The district court had found that the case was exceptional and that the defense team was entitled to higher fees because the infringement allegations had no merit when faced with "one of the clearest cases of prosecution history disclaimer the court had ever seen."  Disclaimers are made by applicants during patent application reviews and can limit the scope of protection provided by a patent.

Even without the disclaimer, Dragon continued to pursue the "meritless" case for nearly a decade.  However, even though Dish's counsel, Baker Botts, and Sirius' counsel, Kramer Levin Naftalis & Frankel, netted a combined $3.3 million, the attorneys still were not awarded their full fee request and petitioned the court in August for the rest of the money.  Dragon said in a response brief that the case should never have been found to be exceptional because it was based on a flawed disclaimer ruling resulting from the district court's misreading of the claim language.
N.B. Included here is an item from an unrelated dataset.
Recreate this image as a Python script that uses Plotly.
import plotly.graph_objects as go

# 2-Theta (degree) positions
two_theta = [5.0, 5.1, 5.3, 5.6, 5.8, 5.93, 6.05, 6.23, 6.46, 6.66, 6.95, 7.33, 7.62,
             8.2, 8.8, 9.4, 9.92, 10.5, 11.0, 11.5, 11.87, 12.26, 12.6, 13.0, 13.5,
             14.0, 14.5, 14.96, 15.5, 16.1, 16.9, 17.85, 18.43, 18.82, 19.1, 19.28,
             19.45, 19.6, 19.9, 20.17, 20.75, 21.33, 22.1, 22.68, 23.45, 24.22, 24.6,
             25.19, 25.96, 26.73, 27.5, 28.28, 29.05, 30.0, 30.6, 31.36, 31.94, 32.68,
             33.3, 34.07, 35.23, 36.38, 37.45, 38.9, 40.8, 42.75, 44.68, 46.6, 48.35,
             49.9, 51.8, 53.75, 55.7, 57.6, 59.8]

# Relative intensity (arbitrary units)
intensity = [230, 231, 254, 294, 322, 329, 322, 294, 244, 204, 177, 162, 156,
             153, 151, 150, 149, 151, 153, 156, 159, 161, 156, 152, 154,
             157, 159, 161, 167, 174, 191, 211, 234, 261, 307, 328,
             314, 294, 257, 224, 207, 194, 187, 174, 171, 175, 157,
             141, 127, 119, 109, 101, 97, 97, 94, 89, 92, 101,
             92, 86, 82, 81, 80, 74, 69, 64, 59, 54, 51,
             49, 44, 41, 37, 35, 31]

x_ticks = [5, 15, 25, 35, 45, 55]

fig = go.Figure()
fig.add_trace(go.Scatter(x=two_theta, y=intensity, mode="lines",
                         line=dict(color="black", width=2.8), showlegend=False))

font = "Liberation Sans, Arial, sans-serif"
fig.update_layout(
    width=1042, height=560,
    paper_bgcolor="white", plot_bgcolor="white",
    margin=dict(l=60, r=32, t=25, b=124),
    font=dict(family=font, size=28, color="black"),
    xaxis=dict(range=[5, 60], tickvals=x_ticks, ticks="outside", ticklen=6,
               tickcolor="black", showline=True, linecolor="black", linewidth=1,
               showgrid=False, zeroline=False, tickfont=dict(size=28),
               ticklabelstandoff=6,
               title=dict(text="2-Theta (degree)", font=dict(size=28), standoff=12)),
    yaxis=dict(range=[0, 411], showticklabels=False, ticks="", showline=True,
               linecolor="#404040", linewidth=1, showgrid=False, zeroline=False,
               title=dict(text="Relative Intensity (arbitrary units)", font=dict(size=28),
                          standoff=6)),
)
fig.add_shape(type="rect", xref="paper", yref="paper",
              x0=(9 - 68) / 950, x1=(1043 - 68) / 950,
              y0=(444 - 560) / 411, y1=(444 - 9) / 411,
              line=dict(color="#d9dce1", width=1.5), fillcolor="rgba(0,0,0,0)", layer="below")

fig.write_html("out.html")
According to Dragon, the district court erred by misreading the claim language as a verb — "to begin a recording" — instead of a noun — "a recording."  By conflating the noun form of the claim language with the verb form, the court caused a series of events leading to a claim construction order finding that Sirius and Dish had included clear disclaimers of continuous recording devices in their products.
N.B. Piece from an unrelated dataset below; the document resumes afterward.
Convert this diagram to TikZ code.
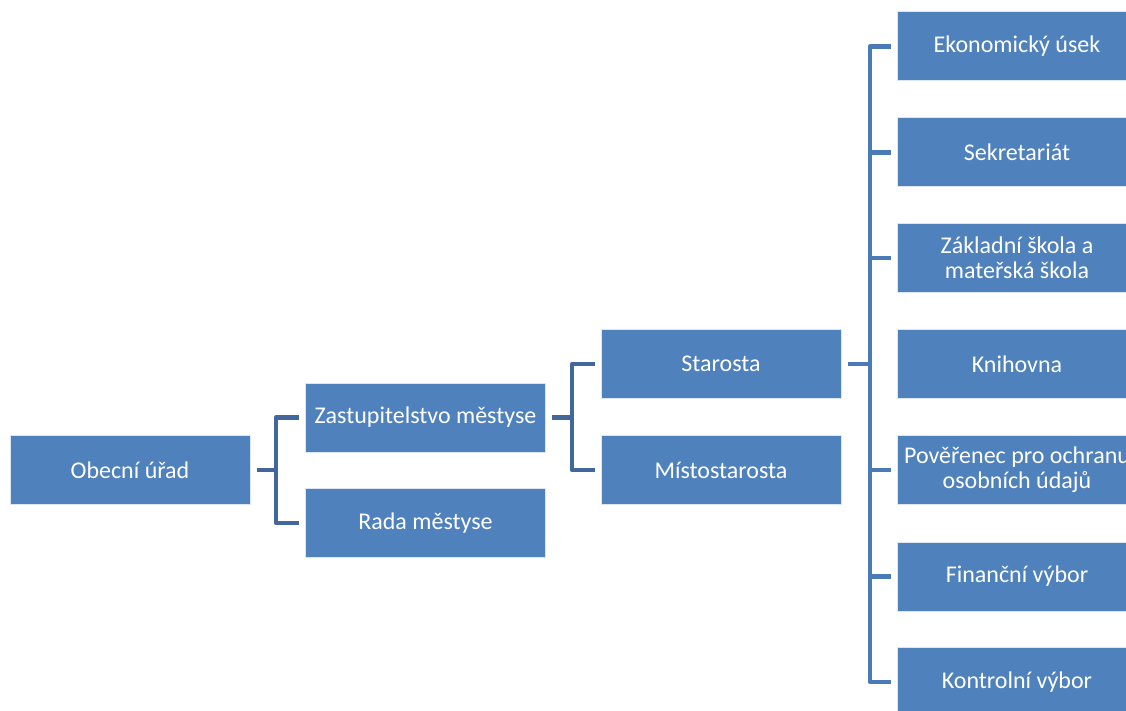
\documentclass[tikz,border=0pt]{standalone}
\usepackage{fontspec}
\setmainfont{Carlito}
\usetikzlibrary{positioning}
\definecolor{boxblue}{HTML}{4F81BD}
\definecolor{linkdark}{HTML}{41679D}
\definecolor{linklight}{HTML}{4A7BB7}
\tikzset{
  unit/.style={rectangle, fill=boxblue, draw=white!80!boxblue, line width=1pt,
    minimum width=240, minimum height=69, inner sep=0pt, text=white,
    align=center, font=\fontsize{24}{25}\selectfont},
  link/.style={line width=4.5pt, linkdark, line join=round},
}
\begin{document}
\begin{tikzpicture}[x=1pt,y=-1pt]
 \clip (0,0) rectangle (1126,711);
 % levels on the left
 \node[unit] (obec) at (130,470) {Obecní úřad};
 \node[unit] (zast) at (425.5,417.5) {Zastupitelstvo městyse};
 \node[unit] (rada) at (425.5,523) {Rada městyse};
 \node[unit] (star) at (721,364) {Starosta};
 \node[unit] (mist) at (721,470) {Místostarosta};
 % column on the right
 \foreach \name/\yy/\txt in {r1/46.5/Ekonomický úsek, r2/152.5/Sekretariát,
   r3/258/{Základní škola a\\mateřská škola}, r4/364/Knihovna,
   r5/470/{Pověřenec pro ochranu\\osobních údajů}, r6/576.5/Finanční výbor,
   r7/682/Kontrolní výbor}
   \node[unit] (\name) at (1017,\yy) {\txt};
 % brackets
 \coordinate (j1) at (276,470);
 \coordinate (j2) at (572,417.5);
 \coordinate (j3) at (870,364);
 \draw[link] ([xshift=6]obec.east) -- (j1);
 \draw[link] ([xshift=-6]zast.west) -| (j1) |- ([xshift=-6]rada.west);
 \draw[link] ([xshift=6]zast.east) -- (j2);
 \draw[link] ([xshift=-6]star.west) -| (j2) |- ([xshift=-6]mist.west);
 \draw[link,linklight] ([xshift=6]star.east) -- (j3);
 \draw[link,linklight] ([xshift=-6]r1.west) -| (j3) |- ([xshift=-6]r7.west);
 \foreach \name in {r2,r3,r5,r6}
   \draw[link,linklight] (j3 |- \name) -- ([xshift=-6]\name.west);
\end{tikzpicture}
\end{document}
The patent-holding company hinted that Sirius and Dish pushed the court toward this thinking, saying the two companies wanted to pass off the idea of beginning a recording by initiating the storage of specific broadcast program information, which Dragon said is agnostic as to whether the overall recording process was underway.  "In this exchange, the district court equated the noun form of the claim language with a verb form requiring that the entire recording process, rather than the storage of specific broadcast program information of the invention, begin upon actuation of the key," Dragon said.

The court's disclaimer ruling based on this conflation resulted in "stipulated judgments of noninfringement," Dragon said, because the court found that Dish and Sirius had clearly included a disclaimer that their product contained continuous recording devices.  The disclaimer finding has remained the foundation for "many years of subsequent litigation" without review, despite the absence of evidence proving that Dish and Sirius included a clear disclaimer on their products, Dragon said.
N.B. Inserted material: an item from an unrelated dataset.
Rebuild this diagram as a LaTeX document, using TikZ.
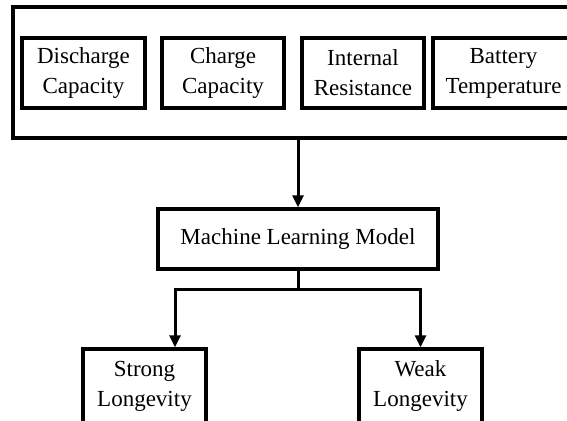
\documentclass[tikz,border=0pt]{standalone}
\usepackage{fontspec}
\setmainfont{Liberation Serif}
\usetikzlibrary{arrows.meta}

\begin{document}
\begin{tikzpicture}[x=1pt,y=1pt,
  box/.style={draw,line width=3.4pt,align=center,inner sep=0pt,font=\fontsize{23}{30}\selectfont},
  arr/.style={line width=3pt,-{Triangle[width=11pt,length=12pt]}}]
\useasboundingbox (0,0) rectangle (567,420);

\node [draw,line width=3.2pt,inner sep=0pt,minimum width=577pt,minimum height=131pt] (inputs) at (301.5,347.5) {};
\node [box,minimum width=123pt,minimum height=70pt] (dc) at (83.5,347) {Discharge\\Capacity};
\node [box,minimum width=122pt,minimum height=70pt] (cc) at (223,347) {Charge\\Capacity};
\node [box,minimum width=122pt,minimum height=70pt] (ir) at (363,347) {Internal\\Resistance};
\node [box,minimum width=141pt,minimum height=70pt] (bt) at (503.5,347) {Battery\\Temperature};

\node [box,minimum width=280pt,minimum height=60pt] (mlm) at (298,181) {Machine Learning Model};

\node [box,minimum width=123pt,minimum height=74pt] (strong) at (144.5,34) {Strong\\Longevity};
\node [box,minimum width=123pt,minimum height=74pt] (weak) at (420.5,34) {Weak\\Longevity};

\coordinate (fork) at (298,130);
\coordinate (sin) at (175,71);

\draw [arr] (inputs.south -| mlm.north) -- (mlm.north);
\draw [line width=3pt] (mlm.south) -- (fork);
\draw [arr] (fork) -| (sin |- strong.north);
\draw [arr] (fork) -| (weak.north);

\end{tikzpicture}
\end{document}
According to Dragon, the U.S. Supreme Court found in 1990's Lewis v. Continental Bank Corp. that an interest in attorney fees is insufficient to claim an extraordinary case, and in Dragon's case, no other justiciable case or controversy has come forward since the cases became moot.  Dragon filed the suits against the companies nearly 10 years ago in December 2013, claiming both Dish and Sirius XM were infringing a patent on a keyboard equipped with audiovisual recording and playback technology.